Punjab sees 66 per cent jump in stubble burning


Despite the Punjab government’s claims to curb stubble burning, recent data from the Punjab Remote Sensing Centre (PRSC) reveals a 66% jump in farm fires from September 15 to October 2 compared to the same period last year.
On Monday alone, Punjab witnessed an additional 119 incidents of stubble burning, bringing the total count to 456, significantly higher than the 275 incidents recorded during the corresponding period last year, according to PRSC data.
Agriculture experts attribute this rise in stubble burning to a delay in harvesting short-duration paddy varieties due to September rains. The delayed sowing of vegetables compelled farmers in the Majha belt of the state to resort to burning even the waste of basmati residue to prevent losses.
The Majha belt, comprising districts such as Amritsar, Tarn Taran, and Gurdaspur, has contributed to 83% of the total 456 farm fire incidents observed until October 2 this year.
For the seventh consecutive day, Amritsar remained at the top of the list with 71 farm fire incidents, followed by Tarn Taran with 10 and Gurdaspur with one incident.
According to experts from Punjab Agriculture University (PAU), farm fires are primarily concentrated in Amritsar district, where short-duration varieties like Pusa 1509 basmati and non-basmati PR (parmal) 126 were sown. Normally, after harvesting in September, farmers in the Majha region, especially in Amritsar and Tarn Taran districts, transition to vegetable cultivation by the third week of September. However, untimely rains disrupted the harvest, forcing farmers to resort to stubble burning to clear their fields.

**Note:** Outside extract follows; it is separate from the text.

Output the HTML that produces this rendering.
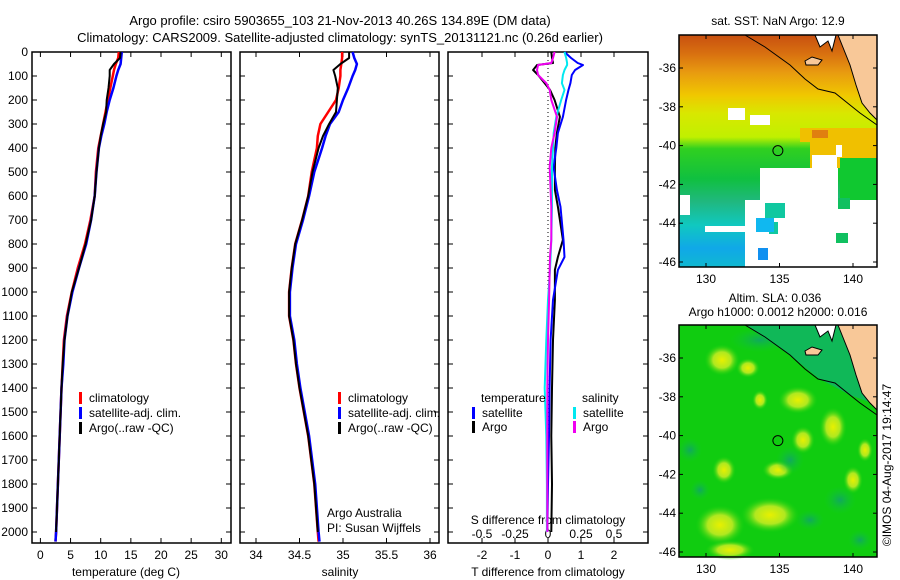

In a related trend, data from the Punjab Mandi Board reveals a notable increase in the arrival of non-basmati paddy varieties in state mandis until October 2. This year, 68,000 tonnes of non-basmati varieties have been recorded, compared to 42,000 tonnes during the same period last year, representing a 62% surge. This growth is attributed to the growing popularity of short-variety paddy, particularly the PR-126, aimed at replacing the water-intensive and long-duration PUSA 44 variety, according to state agriculture department officials. On October 2, farmers delivered 26,000 tonnes of paddy to mandis across 17 districts. Of the 68,000 tonnes received in mandis by 8 pm on Monday, government agencies and private parties purchased 16,000 tonnes and 9,500 tonnes, respectively.